Denis Bouchard (born October 9, 1953) is a Canadian actor and playwright from Quebec. He is most noted for his performances in Denise Filiatrault's 1998 film It's Your Turn, Laura Cadieux (C't'à ton tour, Laura Cadieux), for which he received a Jutra Award nomination for Best Supporting Actor at the 1st Jutra Awards in 1998, and François Bouvier's 1999 film Winter Stories (Histoires d'hiver), for which he received a Genie Award nomination for Best Actor at the 20th Genie Awards in 2000.

Originally from L'Abord-à-Plouffe, a village which has since been amalgamated into the city of Laval, Bouchard has acted in film, television and stage roles since the late 1970s. His noted roles have included the television series Terre humaine, He Shoots, He Scores (Lance et compte), René Lévesque, Avec un grand A and Annie et ses hommes, the films Unfaithful Mornings (Les matins infidèles), An Imaginary Tale (Une histoire inventée), Love Me (Love-moi), La Florida, The Ideal Man (L'homme idéal), The Barbarian Invasions (Les Invasions barbares), The Little Queen (La Petite reine) and The Fall of the American Empire (La chute de l'empire américain), and a 1980s stage revival of Gratien Gélinas's Fridolinades.

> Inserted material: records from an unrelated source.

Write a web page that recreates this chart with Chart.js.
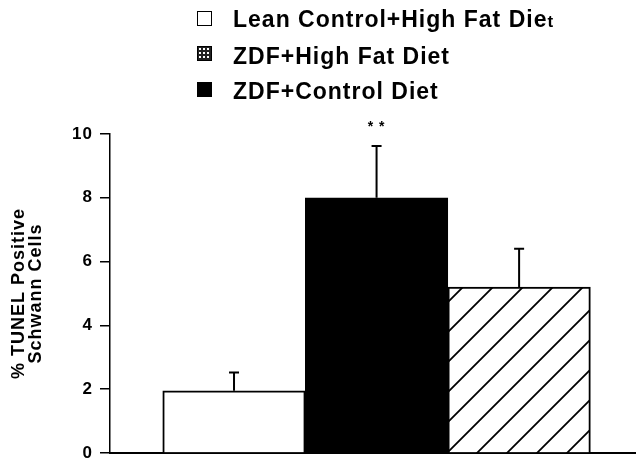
<!DOCTYPE html>
<html>
<head>
<meta charset="utf-8">
<script src="https://cdn.jsdelivr.net/npm/chart.js@4"></script>
<style>
html,body{margin:0;padding:0;background:#fff;}
#wrap{position:relative;width:636px;height:462px;overflow:hidden;}
#c{position:absolute;left:0;top:0;}
#legend{position:absolute;left:0;top:0;width:636px;height:110px;font-family:"Liberation Sans",Arial,sans-serif;font-weight:bold;font-size:23px;letter-spacing:1px;color:#000;}
.txt{position:absolute;left:233px;line-height:23px;white-space:nowrap;}
.sw{position:absolute;left:197px;width:15px;height:15px;box-sizing:border-box;}
.sw1{border:1.5px solid #000;background:#fff;}
.sw2{border:1.5px solid #000;background-color:#222;background-image:radial-gradient(circle,#fff 0.9px,transparent 1.3px);background-size:4px 4px;background-position:0 0;}
.sw3{background:#000;}
.small{font-size:17px;}
</style>
</head>
<body>
<div id="wrap">
<canvas id="c" width="636" height="462"></canvas>
<div id="legend">
  <div class="sw sw1" style="top:11px"></div><div class="txt" style="top:8px">Lean Control+High Fat Die<span class="small">t</span></div>
  <div class="sw sw2" style="top:46px"></div><div class="txt" style="top:45px">ZDF+High Fat Diet</div>
  <div class="sw sw3" style="top:82px"></div><div class="txt" style="top:80px">ZDF+Control Diet</div>
</div>
</div>
<script>
// ---- data ----
const categories = ["Lean Control+High Fat Diet", "ZDF+Control Diet", "ZDF+High Fat Diet"];
const values = [1.95, 8.0, 5.2];
const errors = [0.57, 1.62, 1.2];
const significance = ["", "* *", ""];
const yTicks = [0, 2, 4, 6, 8, 10];
const yTitle = ["% TUNEL Positive", "Schwann Cells"];

// hatched pattern for third bar
function hatch() {
  const s = 30;
  const p = document.createElement('canvas');
  p.width = s; p.height = s;
  const g = p.getContext('2d');
  g.fillStyle = '#fff'; g.fillRect(0, 0, s, s);
  g.strokeStyle = '#000'; g.lineWidth = 1.8;
  g.beginPath();
  g.moveTo(-2, s + 2); g.lineTo(s + 2, -2);
  g.moveTo(-2, 2); g.lineTo(2, -2);
  g.moveTo(s - 2, s + 2); g.lineTo(s + 2, s - 2);
  g.stroke();
  return g.createPattern(p, 'repeat');
}
const ctx = document.getElementById('c').getContext('2d');
const fills = ['#ffffff', '#000000', hatch()];

const spacing = {
  id: 'spacing',
  beforeDraw(chart) { chart.ctx.letterSpacing = '1px'; }
};

const errorBars = {
  id: 'errorBars',
  afterDatasetsDraw(chart) {
    const meta = chart.getDatasetMeta(0);
    const ys = chart.scales.y;
    const c = chart.ctx;
    c.save();
    c.strokeStyle = '#000';
    c.lineWidth = 2;
    meta.data.forEach((bar, i) => {
      const top = ys.getPixelForValue(values[i] + errors[i]);
      c.beginPath();
      c.moveTo(bar.x, bar.y);
      c.lineTo(bar.x, top);
      c.moveTo(bar.x - 5, top);
      c.lineTo(bar.x + 5, top);
      c.stroke();
      if (significance[i]) {
        c.fillStyle = '#000';
        c.font = 'bold 14px "Liberation Sans", Arial, sans-serif';
        c.textAlign = 'center';
        c.textBaseline = 'middle';
        c.fillText(significance[i], bar.x, top - 19);
      }
    });
    c.restore();
  }
};

new Chart(ctx, {
  type: 'bar',
  data: {
    labels: categories,
    datasets: [{
      label: 'TUNEL',
      data: categories.map((c, i) => ({ x: i + 1, y: values[i] })),
      backgroundColor: fills,
      borderColor: '#000',
      borderWidth: 2,
      borderSkipped: 'bottom',
      barPercentage: 1,
      categoryPercentage: 1
    }]
  },
  options: {
    responsive: false,
    animation: false,
    layout: { padding: { top: 134, right: 0, bottom: 0, left: 0 } },
    plugins: { legend: { display: false }, tooltip: { enabled: false } },
    scales: {
      x: {
        type: 'linear',
        offset: false,
        min: 0.13,
        max: 3.82,
        afterBuildTicks(s) { s.ticks = categories.map((c, i) => ({ value: i + 1 })); },
        ticks: { display: false },
        grid: { display: false, drawTicks: false, offset: false },
        border: { display: true, color: '#000', width: 2 },
        afterFit(s) { s.height = 0; }
      },
      y: {
        min: 0,
        max: 10,
        afterBuildTicks(s) { s.ticks = yTicks.map(v => ({ value: v })); },
        ticks: {
          color: '#000',
          padding: 7,
          font: { family: '"Liberation Sans", Arial, sans-serif', weight: 'bold', size: 17, lineHeight: 1 }
        },
        grid: { drawOnChartArea: false, drawTicks: true, tickLength: 10, color: '#000', lineWidth: 1.5 },
        border: { display: true, color: '#000', width: 1.5 },
        title: {
          display: true,
          text: yTitle,
          color: '#000',
          padding: { top: 10, bottom: 0 },
          font: { family: '"Liberation Sans", Arial, sans-serif', weight: 'bold', size: 18, lineHeight: 0.95 }
        },
        afterFit(s) { s.width = 110; s.paddingBottom = 9; s.paddingTop = 9; }
      }
    }
  },
  plugins: [spacing, errorBars]
});
</script>
</body>
</html>
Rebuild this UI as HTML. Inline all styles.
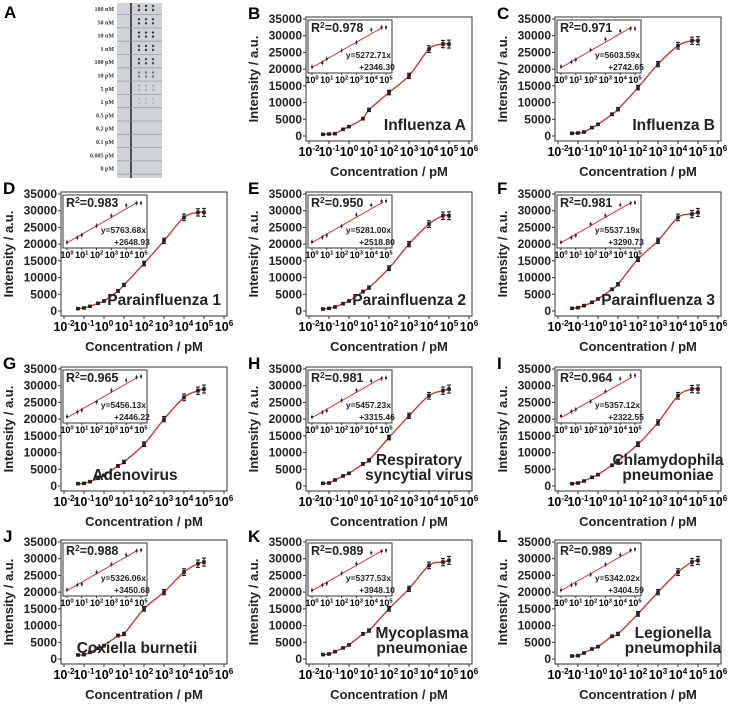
<!DOCTYPE html>
<html><head><meta charset="utf-8"><style>
body{margin:0;background:#fff;}
svg{display:block;font-family:"Liberation Sans",Arial,sans-serif;}
</style></head><body>
<svg id="fig" width="734" height="707" viewBox="0 0 734 707" xmlns="http://www.w3.org/2000/svg">
<g id="panelA"></g>
</svg>
<script>
// ---- data ----
const concentrations = [0.05,0.1,0.2,0.5,1,5,10,100,1000,10000,50000,100000];
const panelLetters = ["B","C","D","E","F","G","H","I","J","K","L"];
const panelNames = [["Influenza A"],["Influenza B"],["Parainfluenza 1"],["Parainfluenza 2"],["Parainfluenza 3"],["Adenovirus"],["Respiratory","syncytial virus"],["Chlamydophila","pneumoniae"],["Coxiella burnetii"],["Mycoplasma","pneumoniae"],["Legionella","pneumophila"]];
const r2Values = ["0.978","0.971","0.983","0.950","0.981","0.965","0.981","0.964","0.988","0.989","0.989"];
const slopes = ["5272.71","5603.59","5763.68","5281.00","5537.19","5456.13","5457.23","5357.12","5326.06","5377.53","5342.02"];
const intercepts = ["2346.30","2742.65","2648.93","2518.80","3290.73","2446.22","3315.46","2322.55","3450.68","3948.10","3404.59"];
const seriesB = [500,600,700,2000,2800,5200,7800,13000,18000,26000,27500,27500];
const seriesC = [800,900,1200,2500,3500,6500,8000,14500,21500,27000,28500,28500];
const seriesD = [700,900,1400,2300,3000,6000,7800,14200,21000,28000,29500,29500];
const seriesE = [600,800,1200,2200,3000,5800,7000,12800,20000,26000,28500,28500];
const seriesF = [800,1000,1600,2600,3600,6500,8000,15500,21000,28000,29000,29500];
const seriesG = [700,800,1300,2300,3200,6000,7200,12500,20000,26500,28500,29000];
const seriesH = [800,900,1800,3000,3800,6600,7700,14500,21000,27000,28500,29000];
const seriesI = [700,900,1500,2600,3400,6200,7500,12500,19000,27000,29000,29000];
const seriesJ = [1200,1300,2000,3200,4000,7000,7500,15000,20000,26000,28500,29000];
const seriesK = [1300,1500,2200,3300,4200,7500,8500,15000,21000,28000,29000,29500];
const seriesL = [900,1000,1800,3000,3700,6800,7500,13500,20000,26000,29000,29500];
const allSeries = [seriesB,seriesC,seriesD,seriesE,seriesF,seriesG,seriesH,seriesI,seriesJ,seriesK,seriesL];
const errors = [200,200,250,300,300,400,500,700,800,1000,1100,1200];
const yTicks = [0,5000,10000,15000,20000,25000,30000,35000];
const xTickExps = [-2,-1,0,1,2,3,4,5,6];
const insetExps = [0,1,2,3,4,5];
const stripLabels = ["100 nM","50 nM","10 nM","1 nM","100 pM","10 pM","5 pM","1 pM","0.5 pM","0.2 pM","0.1 pM","0.005 pM","0 pM"];
const stripDotAlpha = [1,1,1,1,0.9,0.6,0.25,0.15,0,0,0,0,0];

const NS="http://www.w3.org/2000/svg";
const svg=document.getElementById('fig');
function mk(tag,attrs,parent){const e=document.createElementNS(NS,tag);for(const k in attrs)e.setAttribute(k,attrs[k]);(parent||svg).appendChild(e);return e;}

// ---- panel A ----
const pa=document.getElementById('panelA');
let t=mk('text',{x:4,y:18,'font-size':17,'font-weight':'bold'},pa);t.textContent="A";


mk('rect',{x:117,y:3,width:45,height:175,fill:'#d0d3d7'},pa);
mk('line',{x1:131,y1:3,x2:131,y2:178,stroke:'#222','stroke-width':1.5},pa);
stripLabels.forEach((s,i)=>{
  const y=8+i*13.3;
  const tx=mk('text',{x:114,y:y+3,'font-size':6,'font-family':'Liberation Serif,serif','font-weight':'bold','text-anchor':'end',fill:'#333'},pa);
  tx.textContent=s;
  
  
  mk('line',{x1:117,y1:y+6.6,x2:162,y2:y+6.6,stroke:'#9a9da2','stroke-width':0.8},pa);
  if(stripDotAlpha[i]>0){[139,146,153].forEach(cx=>{[y-2,y+2].forEach(cy=>{mk('circle',{cx:cx,cy:cy,r:1.2,fill:'#3a3550','fill-opacity':stripDotAlpha[i]},pa);});});}
});

// ---- curve panels ----
const colLeft=[306,555,61,306,555,61,306,555,61,306,555];
const rowTop=[17,17,192,192,192,367,367,367,540,540,540];
const W=166,H=124;
const annPos=[[160,113,'end'],[160,113,'end'],[160,113,'end'],[160,113,'end'],[160,113,'end'],[74,113,'middle'],[113,98,'middle'],[113,98,'middle'],[76,113,'middle'],[116,98,'middle'],[118,98,'middle']];

function sup(parent,x,y,base,exp,size,anchor){
  const tx=mk('text',{x:x,y:y,'font-size':size,'font-weight':'bold','text-anchor':anchor||'middle'},parent);
  const a=document.createElementNS(NS,'tspan');a.textContent=base;tx.appendChild(a);
  const b=document.createElementNS(NS,'tspan');b.setAttribute('dy',-size*0.4);b.setAttribute('font-size',size*0.65);b.textContent=exp;tx.appendChild(b);
  return tx;
}

allSeries.forEach((data,p)=>{
  const L=colLeft[p],T=rowTop[p];
  const g=mk('g',{});
  
  
  const xs=v=>L+3+(Math.log10(v)+2)/8*(W-6);
  const ys=v=>T+H-5-v/35000*(H-7);
  const lt=mk('text',{x:L-58,y:T+2,'font-size':17,'font-weight':'bold'},g);lt.textContent=panelLetters[p];
  
  
  const fr=mk('rect',{x:L,y:T,width:W,height:H,fill:'none',stroke:'#333','stroke-width':1},g);
  
  
  yTicks.forEach(v=>{
    mk('line',{x1:L,x2:L-3,y1:ys(v),y2:ys(v),stroke:'#333'},g);
    const tl=mk('text',{x:L-4,y:ys(v)+4,'font-size':12,'font-weight':'bold','text-anchor':'end',fill:'#222'},g);tl.textContent=v;
    
    
  });
  xTickExps.forEach(e=>{
    const x=xs(Math.pow(10,e));
    mk('line',{x1:x,x2:x,y1:T+H,y2:T+H+3,stroke:'#333'},g);
    const tl=sup(g,x,T+H+15,"10",String(e),12.5);
    
    
  });
  const xt=mk('text',{x:L+W/2,y:T+H+35,'font-size':13,'font-weight':'bold','text-anchor':'middle',fill:'#222'},g);xt.textContent="Concentration / pM";
  
  
  const cy=T+H/2;
  const yt=mk('text',{x:L-48,y:cy,'font-size':13,'font-weight':'bold','text-anchor':'middle',transform:`rotate(-90 ${L-48} ${cy})`,fill:'#222'},g);yt.textContent="Intensity / a.u.";
  
  
  const pts=concentrations.map((c,i)=>[xs(c),ys(data[i])]);
  let d=`M${pts[0][0]},${pts[0][1]}`;
  for(let i=0;i<pts.length-1;i++){
    const p0=pts[Math.max(0,i-1)],p1=pts[i],p2=pts[i+1],p3=pts[Math.min(pts.length-1,i+2)];
    d+=` C${p1[0]+(p2[0]-p0[0])/6},${p1[1]+(p2[1]-p0[1])/6} ${p2[0]-(p3[0]-p1[0])/6},${p2[1]-(p3[1]-p1[1])/6} ${p2[0]},${p2[1]}`;
  }
  const cv=mk('path',{d:d,fill:'none',stroke:'#c8383c','stroke-width':1.4},g);
  
  
  concentrations.forEach((c,i)=>{
    const x=xs(c),y=ys(data[i]),e=errors[i]/35000*(H-7);
    mk('line',{x1:x,x2:x,y1:y-e,y2:y+e,stroke:'#111','stroke-width':1},g);
    mk('line',{x1:x-2,x2:x+2,y1:y-e,y2:y-e,stroke:'#111','stroke-width':1},g);
    mk('line',{x1:x-2,x2:x+2,y1:y+e,y2:y+e,stroke:'#111','stroke-width':1},g);
    const pt=mk('rect',{x:x-1.8,y:y-1.8,width:3.6,height:3.6,fill:'#222'},g);
    
    
  });
  // inset
  const IL=L+2,IT=T+3,IW=84,IH=53;
  const slope=parseFloat(slopes[p]),icp=parseFloat(intercepts[p]);
  const yLo=icp-1500,yHi=Math.max(icp+slope*5,Math.max.apply(null,data))+1500;
  const ix=e=>IL+4+e/5*(IW-10);
  const iy=v=>IT+IH-3-(v-yLo)/(yHi-yLo)*(IH-6);
  const ir=mk('rect',{x:IL,y:IT,width:IW,height:IH,fill:'#fff',stroke:'#333','stroke-width':1},g);
  
  
  mk('line',{x1:ix(0),y1:iy(icp),x2:ix(4.8),y2:iy(icp+slope*4.8),stroke:'#c8383c','stroke-width':1},g);
  concentrations.forEach((c,i)=>{
    if(c<1)return;
    const x=ix(Math.log10(c)),y=iy(data[i]);
    mk('rect',{x:x-1,y:y-1,width:2,height:2,fill:'#222'},g);
    mk('line',{x1:x,x2:x,y1:y-2.5,y2:y+2.5,stroke:'#222','stroke-width':0.6},g);
  });
  insetExps.forEach(e=>{
    mk('line',{x1:ix(e),x2:ix(e),y1:IT+IH,y2:IT+IH+2,stroke:'#333'},g);
    const tl=sup(g,ix(e),IT+IH+10,"10",String(e),9);
    
    
  });
  const r2=mk('text',{x:IL+3,y:IT+12,'font-size':12.5,'font-weight':'bold',fill:'#222'},g);
  r2.innerHTML='R<tspan dy="-4" font-size="8.5">2</tspan><tspan dy="4">='+r2Values[p]+'</tspan>';
  
  
  const eq=mk('text',{x:IL+IW-1,y:IT+38,'font-size':8.5,'font-weight':'bold','text-anchor':'end',fill:'#222'},g);
  eq.textContent='y='+slopes[p]+'x';
  
  
  const eq2=mk('text',{x:IL+IW-15,y:IT+50,'font-size':8.5,'font-weight':'bold','text-anchor':'middle',fill:'#222'},g);
  eq2.textContent='+'+intercepts[p];
  
  
  const [ax,ay,anc]=annPos[p];
  panelNames[p].forEach((s,k)=>{
    const at=mk('text',{x:L+ax,y:T+ay+k*15,'font-size':15.5,'font-weight':'bold','text-anchor':anc,fill:'#222'},g);
    at.textContent=s;
    
    
  });
});
</script>
</body></html>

He won the 1989 Prix Guy-L'Écuyer for Unfaithful Mornings.

He was formerly married to actress Sandra Dumaresq, with whom he has one son. In a 2020 interview on Julie Snyder's television talk show La semaine des 4 Julie, he spoke for the first time about his relationship with his new wife, a funeral director whom he met while doing radio promotion for his death-themed theatrical play Le dernier sacrement.